Cependant ses observations médicales à savoir : « Les Africains deviennent fous, nous dit-on, dans certains cas, dès qu’ils subissent les sévices de l’esclavage perpétuel aux Antilles. » sont largement ignorées dans l’évaluation des origines de l’aliénation identitaire et des maladies mentales aux Antilles, en dépit de leur valeur historique dans la compréhension de l’impact du traumatisme de l’oppression et de l’esclavage sur les captifs africains et leurs descendants.
Aimé Césaire connaissait-il l’histoire du Dr. Benjamin Rush? Nul ne l’affirmera sinon que les mots negritude/négritude recouvrent deux inventaires terribles de la colonisation. Des lignages lourds et troubles, des natures mortes, des thalassémies, des furoncles, des érysipèles, des chiasmes, des hyperboles, des cris, des insultes, des qui suis-je, des alexitères, des eschares, des ictères, des chalasies, des chloasmes, des pians, des pas de danse américains, des noms tremblés de fleuves et d’océans qui eux ne se mêleront jamais, sinon un cortège de lieux et de personnes et l’on entend même parfois le roulement d’un tambour.
Toute souffrance est en quête d’un récit. Je compris alors la passion médicale dans la poésie d’Aimé Césaire comme une dissolution de la subjectivité dans l’organique, les glaires, les fluides biologiques, le sang qui sourd porté en ébullition, à la limite d’une présence ontologique.

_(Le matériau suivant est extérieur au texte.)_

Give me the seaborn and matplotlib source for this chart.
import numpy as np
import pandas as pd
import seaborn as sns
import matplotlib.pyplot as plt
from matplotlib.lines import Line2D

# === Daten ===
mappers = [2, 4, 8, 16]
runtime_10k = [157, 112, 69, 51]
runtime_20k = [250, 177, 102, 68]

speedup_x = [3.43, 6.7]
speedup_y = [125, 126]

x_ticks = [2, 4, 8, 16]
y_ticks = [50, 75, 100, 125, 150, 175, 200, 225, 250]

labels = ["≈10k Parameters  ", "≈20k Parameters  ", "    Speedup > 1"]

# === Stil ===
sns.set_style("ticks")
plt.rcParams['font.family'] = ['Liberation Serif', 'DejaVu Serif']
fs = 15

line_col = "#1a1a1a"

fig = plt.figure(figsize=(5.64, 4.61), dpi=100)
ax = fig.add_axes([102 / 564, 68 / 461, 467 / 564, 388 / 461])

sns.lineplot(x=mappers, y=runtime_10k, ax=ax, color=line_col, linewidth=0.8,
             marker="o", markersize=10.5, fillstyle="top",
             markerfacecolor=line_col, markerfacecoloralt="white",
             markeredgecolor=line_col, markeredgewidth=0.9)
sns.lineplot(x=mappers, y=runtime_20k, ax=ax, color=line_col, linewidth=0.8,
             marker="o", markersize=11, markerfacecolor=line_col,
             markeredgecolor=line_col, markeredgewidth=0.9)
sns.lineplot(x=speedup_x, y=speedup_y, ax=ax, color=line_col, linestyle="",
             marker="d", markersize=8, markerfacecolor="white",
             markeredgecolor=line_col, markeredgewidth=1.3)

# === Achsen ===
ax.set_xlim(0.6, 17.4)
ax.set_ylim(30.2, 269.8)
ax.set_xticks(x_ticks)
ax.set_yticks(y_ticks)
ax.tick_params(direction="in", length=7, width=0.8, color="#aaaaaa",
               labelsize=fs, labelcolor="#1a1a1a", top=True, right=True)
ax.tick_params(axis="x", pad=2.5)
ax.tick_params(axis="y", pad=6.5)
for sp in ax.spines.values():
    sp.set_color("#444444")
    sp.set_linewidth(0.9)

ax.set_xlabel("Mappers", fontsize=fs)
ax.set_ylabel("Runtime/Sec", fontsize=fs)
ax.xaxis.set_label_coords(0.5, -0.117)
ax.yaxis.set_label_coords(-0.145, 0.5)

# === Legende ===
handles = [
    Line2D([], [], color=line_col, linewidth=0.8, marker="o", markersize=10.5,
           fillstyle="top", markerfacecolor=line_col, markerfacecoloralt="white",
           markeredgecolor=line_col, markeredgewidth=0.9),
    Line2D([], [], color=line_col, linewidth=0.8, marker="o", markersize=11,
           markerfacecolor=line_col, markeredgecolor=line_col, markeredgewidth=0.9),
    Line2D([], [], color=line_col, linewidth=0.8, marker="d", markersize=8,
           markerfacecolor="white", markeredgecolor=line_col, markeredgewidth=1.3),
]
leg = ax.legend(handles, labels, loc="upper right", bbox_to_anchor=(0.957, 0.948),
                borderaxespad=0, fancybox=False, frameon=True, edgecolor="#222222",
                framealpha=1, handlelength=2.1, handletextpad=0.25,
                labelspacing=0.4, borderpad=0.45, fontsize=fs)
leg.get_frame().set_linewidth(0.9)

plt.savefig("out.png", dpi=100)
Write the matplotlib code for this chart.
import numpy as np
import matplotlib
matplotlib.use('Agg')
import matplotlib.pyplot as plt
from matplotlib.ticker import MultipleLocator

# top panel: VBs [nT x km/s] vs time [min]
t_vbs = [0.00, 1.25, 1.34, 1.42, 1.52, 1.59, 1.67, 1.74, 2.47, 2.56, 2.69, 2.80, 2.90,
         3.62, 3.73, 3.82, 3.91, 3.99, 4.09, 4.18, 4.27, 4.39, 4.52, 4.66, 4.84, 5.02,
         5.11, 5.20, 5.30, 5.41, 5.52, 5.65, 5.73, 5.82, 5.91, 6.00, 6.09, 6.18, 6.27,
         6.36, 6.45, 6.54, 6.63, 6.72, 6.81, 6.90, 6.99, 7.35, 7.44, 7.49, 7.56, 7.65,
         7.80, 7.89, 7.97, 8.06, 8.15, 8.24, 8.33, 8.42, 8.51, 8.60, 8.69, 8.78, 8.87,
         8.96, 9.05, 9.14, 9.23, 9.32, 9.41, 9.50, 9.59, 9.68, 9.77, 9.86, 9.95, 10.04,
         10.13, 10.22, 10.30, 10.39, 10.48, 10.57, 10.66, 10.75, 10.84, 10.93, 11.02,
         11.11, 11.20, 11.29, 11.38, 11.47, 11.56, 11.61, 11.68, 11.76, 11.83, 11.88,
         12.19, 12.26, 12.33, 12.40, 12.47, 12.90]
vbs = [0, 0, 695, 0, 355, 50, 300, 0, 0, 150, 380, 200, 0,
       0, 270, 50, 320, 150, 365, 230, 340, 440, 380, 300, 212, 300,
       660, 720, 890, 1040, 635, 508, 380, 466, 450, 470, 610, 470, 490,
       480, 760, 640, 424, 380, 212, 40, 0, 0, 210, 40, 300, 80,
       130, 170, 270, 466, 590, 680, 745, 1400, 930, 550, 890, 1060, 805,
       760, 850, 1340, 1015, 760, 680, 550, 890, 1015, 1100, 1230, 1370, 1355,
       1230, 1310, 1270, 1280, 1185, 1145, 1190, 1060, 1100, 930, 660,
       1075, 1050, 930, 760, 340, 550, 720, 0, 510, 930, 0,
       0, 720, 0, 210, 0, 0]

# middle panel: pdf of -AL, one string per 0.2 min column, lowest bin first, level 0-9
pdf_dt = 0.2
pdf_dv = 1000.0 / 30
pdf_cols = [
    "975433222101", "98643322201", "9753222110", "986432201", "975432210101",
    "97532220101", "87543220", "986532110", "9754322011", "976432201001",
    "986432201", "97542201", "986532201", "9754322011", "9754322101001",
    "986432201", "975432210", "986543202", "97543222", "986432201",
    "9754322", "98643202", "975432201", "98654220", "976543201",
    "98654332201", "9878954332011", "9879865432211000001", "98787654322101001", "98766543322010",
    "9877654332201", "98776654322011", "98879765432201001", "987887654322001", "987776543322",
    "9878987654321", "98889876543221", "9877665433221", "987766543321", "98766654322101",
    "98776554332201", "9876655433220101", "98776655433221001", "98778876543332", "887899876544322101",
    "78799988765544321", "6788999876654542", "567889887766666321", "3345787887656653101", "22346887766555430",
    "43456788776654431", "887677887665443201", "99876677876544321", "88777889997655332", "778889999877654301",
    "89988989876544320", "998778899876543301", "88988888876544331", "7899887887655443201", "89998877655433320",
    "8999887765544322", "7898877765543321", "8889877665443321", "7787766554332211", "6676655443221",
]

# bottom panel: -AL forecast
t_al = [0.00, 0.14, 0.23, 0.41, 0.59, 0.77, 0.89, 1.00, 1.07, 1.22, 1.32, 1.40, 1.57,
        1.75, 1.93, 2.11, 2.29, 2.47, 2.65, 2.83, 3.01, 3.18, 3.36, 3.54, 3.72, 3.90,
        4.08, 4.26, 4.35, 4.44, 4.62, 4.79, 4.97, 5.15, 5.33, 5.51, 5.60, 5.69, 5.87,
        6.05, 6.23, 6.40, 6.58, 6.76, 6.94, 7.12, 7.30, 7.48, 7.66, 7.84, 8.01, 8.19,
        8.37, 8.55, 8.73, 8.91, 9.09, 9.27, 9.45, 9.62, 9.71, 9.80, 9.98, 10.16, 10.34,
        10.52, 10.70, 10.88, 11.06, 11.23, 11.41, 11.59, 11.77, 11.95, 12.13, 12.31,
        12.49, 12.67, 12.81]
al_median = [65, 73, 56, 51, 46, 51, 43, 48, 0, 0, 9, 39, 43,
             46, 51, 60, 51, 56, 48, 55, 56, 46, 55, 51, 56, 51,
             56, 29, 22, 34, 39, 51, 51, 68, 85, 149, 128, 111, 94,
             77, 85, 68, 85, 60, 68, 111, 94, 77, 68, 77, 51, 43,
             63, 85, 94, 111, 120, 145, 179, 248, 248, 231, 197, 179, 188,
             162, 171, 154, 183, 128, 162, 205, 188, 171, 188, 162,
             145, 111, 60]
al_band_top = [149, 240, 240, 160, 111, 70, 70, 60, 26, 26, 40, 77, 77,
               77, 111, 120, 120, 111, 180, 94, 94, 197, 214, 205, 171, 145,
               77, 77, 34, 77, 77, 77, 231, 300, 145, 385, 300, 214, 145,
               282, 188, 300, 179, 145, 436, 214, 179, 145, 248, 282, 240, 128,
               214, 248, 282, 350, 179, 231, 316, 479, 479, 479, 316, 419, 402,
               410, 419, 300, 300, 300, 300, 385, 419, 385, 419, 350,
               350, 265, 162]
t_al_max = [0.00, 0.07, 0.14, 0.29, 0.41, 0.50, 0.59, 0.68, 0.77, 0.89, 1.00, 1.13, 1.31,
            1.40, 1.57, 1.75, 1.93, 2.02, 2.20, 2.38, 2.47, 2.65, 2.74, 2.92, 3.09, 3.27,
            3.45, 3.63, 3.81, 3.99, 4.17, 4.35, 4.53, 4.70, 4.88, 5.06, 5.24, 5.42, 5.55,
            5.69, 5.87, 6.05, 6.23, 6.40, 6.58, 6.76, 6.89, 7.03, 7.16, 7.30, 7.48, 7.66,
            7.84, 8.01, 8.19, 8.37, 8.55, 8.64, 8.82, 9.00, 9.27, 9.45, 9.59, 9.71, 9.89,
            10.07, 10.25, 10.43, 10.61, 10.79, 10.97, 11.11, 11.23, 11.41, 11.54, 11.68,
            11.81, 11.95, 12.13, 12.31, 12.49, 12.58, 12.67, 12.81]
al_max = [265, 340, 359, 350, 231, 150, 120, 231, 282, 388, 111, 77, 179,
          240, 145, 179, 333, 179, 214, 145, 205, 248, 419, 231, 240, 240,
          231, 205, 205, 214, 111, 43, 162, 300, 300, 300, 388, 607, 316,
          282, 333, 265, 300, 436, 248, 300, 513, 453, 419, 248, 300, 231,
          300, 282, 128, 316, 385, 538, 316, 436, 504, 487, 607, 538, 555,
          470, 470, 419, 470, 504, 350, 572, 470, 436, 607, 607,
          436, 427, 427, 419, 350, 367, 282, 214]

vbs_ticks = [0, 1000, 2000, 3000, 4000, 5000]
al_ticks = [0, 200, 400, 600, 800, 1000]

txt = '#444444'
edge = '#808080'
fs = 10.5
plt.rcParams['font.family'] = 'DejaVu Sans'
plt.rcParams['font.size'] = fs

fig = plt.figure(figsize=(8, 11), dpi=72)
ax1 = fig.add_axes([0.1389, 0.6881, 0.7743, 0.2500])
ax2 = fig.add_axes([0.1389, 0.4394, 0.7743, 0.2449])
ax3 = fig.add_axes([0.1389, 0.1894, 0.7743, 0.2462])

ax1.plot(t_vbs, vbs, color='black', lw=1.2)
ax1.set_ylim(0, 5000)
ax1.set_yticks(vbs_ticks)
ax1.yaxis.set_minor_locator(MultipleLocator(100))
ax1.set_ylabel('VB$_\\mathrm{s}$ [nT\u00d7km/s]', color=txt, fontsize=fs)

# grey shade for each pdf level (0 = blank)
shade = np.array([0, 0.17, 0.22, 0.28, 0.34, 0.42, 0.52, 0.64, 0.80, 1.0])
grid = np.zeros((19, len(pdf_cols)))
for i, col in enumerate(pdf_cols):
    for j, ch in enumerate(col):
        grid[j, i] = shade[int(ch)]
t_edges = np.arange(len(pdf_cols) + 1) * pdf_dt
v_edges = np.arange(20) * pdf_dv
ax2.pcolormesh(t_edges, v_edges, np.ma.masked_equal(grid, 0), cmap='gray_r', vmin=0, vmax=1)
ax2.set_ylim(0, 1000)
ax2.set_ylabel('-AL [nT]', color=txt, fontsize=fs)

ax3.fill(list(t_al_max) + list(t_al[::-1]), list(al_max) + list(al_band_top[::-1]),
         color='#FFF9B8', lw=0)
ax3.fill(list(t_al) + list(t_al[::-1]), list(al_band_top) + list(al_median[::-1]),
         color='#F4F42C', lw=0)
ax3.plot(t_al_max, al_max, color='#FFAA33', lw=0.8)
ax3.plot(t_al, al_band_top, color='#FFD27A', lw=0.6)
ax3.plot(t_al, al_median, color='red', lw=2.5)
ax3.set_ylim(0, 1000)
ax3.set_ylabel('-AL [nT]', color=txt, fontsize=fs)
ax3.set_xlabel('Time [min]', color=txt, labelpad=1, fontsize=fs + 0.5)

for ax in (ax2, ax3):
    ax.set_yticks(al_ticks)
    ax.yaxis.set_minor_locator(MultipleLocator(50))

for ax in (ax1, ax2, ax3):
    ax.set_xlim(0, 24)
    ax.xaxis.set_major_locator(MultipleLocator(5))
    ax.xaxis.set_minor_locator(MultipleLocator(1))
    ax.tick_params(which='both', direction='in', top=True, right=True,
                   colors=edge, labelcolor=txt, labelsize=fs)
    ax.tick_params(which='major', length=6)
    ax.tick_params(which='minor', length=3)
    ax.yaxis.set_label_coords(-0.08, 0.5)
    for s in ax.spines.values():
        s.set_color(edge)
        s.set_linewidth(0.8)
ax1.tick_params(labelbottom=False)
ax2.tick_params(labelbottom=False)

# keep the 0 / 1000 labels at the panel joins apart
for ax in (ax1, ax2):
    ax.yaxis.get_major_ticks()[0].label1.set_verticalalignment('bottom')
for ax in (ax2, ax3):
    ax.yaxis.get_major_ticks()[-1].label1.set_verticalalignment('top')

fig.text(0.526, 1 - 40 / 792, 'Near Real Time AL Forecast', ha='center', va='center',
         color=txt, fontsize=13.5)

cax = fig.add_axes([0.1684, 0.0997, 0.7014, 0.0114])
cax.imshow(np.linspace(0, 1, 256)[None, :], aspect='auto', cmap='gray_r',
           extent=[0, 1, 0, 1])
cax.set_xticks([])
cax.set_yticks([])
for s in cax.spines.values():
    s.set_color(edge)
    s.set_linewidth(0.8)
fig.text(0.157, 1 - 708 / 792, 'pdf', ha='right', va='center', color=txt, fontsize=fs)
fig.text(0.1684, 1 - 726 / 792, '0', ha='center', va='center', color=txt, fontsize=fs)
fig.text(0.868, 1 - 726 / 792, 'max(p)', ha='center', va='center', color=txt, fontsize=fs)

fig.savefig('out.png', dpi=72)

Je compris alors le mystérieux rôle auprès du vieux créole du Dr. Pierre Aliker, centenaire insolent de vieillesse solaire, qui ne voulait pas mourir avant Césaire et semblait lui dire : « Je prendrai ta douleur. »
J’ai pensé qu’il avait au chevet d’Aimé Césaire, essayé de donner du courage au malade, de l’aider à combattre et de lui promettre, devant ses forces défaillantes, de rappeler le pacte politique qui les unissait. Après les feintes, les reculades, les caprices de la mort, on a vu l’auguste docteur, dans le stade qui porte son nom, s’incliner et saluer respectueusement la grande partenaire toute-puissante venue s’emparer de l’ami agonisant. Le constat de décès est l’une des noblesses de la médecine.
Délivré des purs pouvoirs du langage, je compris alors que de Césaire j’apprendrais l’insurrection de l’ homme languide et dévêtu, marronné, libre enfin, mais jamais vengé.
Adieu au Boucan poignant, étendu seul dans l’horizon souffrant des plaisirs de la foule.